* Start Data *

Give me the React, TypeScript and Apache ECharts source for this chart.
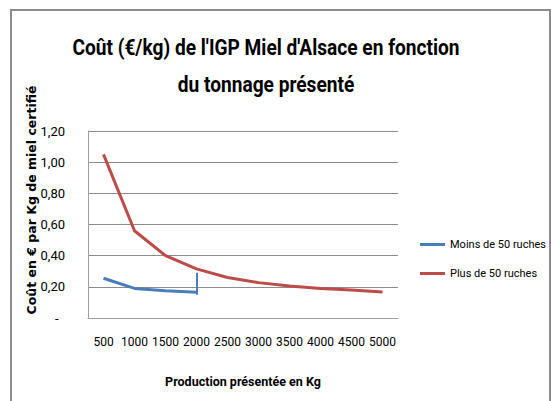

* End Data *
* Start Data *

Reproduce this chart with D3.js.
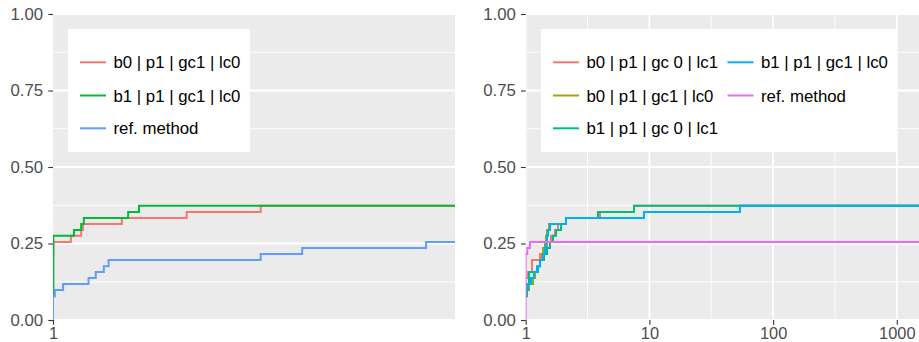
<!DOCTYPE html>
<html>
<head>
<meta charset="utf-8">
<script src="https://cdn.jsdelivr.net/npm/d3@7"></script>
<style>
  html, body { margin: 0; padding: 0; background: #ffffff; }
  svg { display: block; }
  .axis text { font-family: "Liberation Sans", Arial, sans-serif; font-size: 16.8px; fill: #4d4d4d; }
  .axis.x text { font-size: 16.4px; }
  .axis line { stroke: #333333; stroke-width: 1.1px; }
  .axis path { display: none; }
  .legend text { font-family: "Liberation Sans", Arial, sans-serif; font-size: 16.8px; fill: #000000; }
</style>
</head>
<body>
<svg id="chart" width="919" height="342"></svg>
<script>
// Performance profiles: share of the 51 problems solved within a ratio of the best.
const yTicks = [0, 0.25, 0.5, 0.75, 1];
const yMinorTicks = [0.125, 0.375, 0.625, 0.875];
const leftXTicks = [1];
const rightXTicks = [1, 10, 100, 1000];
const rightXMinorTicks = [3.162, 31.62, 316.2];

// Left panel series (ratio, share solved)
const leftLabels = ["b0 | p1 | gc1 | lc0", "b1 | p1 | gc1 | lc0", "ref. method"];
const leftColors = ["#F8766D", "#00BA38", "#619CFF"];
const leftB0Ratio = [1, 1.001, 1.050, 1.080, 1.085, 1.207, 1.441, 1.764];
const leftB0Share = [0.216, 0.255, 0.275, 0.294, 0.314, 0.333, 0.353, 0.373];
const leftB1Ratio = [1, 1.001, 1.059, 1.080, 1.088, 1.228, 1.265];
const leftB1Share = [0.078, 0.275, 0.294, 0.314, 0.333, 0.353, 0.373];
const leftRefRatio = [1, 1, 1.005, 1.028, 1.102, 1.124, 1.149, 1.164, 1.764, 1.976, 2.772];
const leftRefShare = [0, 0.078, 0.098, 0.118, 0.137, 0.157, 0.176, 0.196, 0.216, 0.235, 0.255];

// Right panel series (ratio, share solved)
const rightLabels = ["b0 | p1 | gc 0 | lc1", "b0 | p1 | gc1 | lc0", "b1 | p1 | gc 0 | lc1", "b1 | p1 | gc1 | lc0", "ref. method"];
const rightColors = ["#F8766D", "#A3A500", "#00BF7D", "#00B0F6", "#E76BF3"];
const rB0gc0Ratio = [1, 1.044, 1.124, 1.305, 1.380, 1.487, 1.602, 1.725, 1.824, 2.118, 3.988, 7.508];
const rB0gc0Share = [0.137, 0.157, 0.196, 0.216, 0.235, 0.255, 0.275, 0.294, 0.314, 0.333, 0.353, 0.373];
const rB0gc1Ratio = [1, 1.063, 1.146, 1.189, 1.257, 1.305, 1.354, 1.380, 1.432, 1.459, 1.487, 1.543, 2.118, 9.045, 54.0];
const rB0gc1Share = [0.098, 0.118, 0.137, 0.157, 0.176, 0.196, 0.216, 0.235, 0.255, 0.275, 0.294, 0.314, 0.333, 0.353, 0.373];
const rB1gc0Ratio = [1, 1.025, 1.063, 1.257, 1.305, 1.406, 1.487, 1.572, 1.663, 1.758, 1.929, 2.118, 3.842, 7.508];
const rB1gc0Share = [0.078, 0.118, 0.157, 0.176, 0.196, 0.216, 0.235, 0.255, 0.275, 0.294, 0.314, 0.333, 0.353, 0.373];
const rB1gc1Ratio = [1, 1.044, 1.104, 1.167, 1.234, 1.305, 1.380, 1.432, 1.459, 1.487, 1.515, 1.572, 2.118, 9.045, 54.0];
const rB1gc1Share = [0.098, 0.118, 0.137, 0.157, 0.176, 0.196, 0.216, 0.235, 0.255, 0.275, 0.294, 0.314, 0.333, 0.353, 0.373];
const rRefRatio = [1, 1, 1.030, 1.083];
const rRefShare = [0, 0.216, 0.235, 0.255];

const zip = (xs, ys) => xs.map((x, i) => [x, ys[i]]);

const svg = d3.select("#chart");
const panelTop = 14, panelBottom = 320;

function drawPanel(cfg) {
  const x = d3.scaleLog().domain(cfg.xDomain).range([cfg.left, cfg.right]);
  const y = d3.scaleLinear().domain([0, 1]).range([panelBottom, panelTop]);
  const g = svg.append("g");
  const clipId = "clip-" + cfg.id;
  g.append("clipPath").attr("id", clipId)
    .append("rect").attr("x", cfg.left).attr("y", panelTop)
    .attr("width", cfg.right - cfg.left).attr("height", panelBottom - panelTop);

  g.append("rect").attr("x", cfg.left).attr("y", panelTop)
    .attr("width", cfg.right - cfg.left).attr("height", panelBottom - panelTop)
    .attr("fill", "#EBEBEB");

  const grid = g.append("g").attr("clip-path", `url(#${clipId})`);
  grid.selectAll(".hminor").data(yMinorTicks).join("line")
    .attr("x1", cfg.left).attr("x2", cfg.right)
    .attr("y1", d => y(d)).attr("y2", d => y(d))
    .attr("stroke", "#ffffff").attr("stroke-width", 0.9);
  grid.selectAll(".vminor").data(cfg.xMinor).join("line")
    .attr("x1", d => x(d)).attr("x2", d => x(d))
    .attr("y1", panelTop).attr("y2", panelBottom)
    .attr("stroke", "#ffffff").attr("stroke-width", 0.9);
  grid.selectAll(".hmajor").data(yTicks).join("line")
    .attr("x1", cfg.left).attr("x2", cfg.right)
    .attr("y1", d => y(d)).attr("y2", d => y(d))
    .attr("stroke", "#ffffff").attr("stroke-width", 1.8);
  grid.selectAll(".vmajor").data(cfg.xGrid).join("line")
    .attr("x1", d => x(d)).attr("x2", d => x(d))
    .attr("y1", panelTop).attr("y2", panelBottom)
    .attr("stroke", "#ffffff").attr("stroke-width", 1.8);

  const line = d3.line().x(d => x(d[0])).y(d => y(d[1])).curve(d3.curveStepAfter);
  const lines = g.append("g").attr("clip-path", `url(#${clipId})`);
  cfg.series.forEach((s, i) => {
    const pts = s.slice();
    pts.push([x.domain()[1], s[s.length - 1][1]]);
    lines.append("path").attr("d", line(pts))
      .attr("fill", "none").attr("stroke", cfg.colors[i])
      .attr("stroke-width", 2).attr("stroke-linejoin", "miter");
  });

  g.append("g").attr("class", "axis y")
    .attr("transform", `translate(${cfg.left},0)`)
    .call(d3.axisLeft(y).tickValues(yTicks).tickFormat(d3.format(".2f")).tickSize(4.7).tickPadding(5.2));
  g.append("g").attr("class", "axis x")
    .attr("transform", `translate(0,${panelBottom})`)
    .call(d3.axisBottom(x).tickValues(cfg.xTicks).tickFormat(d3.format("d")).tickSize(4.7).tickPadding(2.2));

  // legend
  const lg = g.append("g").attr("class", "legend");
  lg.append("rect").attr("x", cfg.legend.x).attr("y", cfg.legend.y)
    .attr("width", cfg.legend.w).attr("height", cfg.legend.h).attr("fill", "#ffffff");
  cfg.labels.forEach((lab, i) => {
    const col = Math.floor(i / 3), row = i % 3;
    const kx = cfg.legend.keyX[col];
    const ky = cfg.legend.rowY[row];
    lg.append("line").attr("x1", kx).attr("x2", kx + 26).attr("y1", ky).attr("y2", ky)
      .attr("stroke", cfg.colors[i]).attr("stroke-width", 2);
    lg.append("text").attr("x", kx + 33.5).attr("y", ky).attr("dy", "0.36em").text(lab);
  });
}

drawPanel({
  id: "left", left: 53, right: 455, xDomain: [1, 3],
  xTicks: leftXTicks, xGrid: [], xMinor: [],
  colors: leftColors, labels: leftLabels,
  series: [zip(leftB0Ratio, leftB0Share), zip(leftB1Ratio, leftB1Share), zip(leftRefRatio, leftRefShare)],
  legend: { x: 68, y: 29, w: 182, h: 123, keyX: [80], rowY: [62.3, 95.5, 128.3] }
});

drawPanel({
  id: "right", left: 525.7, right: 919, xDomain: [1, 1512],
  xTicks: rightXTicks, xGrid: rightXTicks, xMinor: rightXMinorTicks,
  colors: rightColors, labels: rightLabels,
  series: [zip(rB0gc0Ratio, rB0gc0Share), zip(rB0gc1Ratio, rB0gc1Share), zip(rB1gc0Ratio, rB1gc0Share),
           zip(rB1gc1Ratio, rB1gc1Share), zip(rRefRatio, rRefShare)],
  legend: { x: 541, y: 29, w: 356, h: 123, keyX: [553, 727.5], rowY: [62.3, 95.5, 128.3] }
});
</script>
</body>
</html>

* End Data *

Pull out all lines containing "chart".

_Complete response_:
Give me the React, TypeScript and Apache ECharts source for this chart.
Reproduce this chart with D3.js.
<svg id="chart" width="919" height="342"></svg>
const svg = d3.select("#chart");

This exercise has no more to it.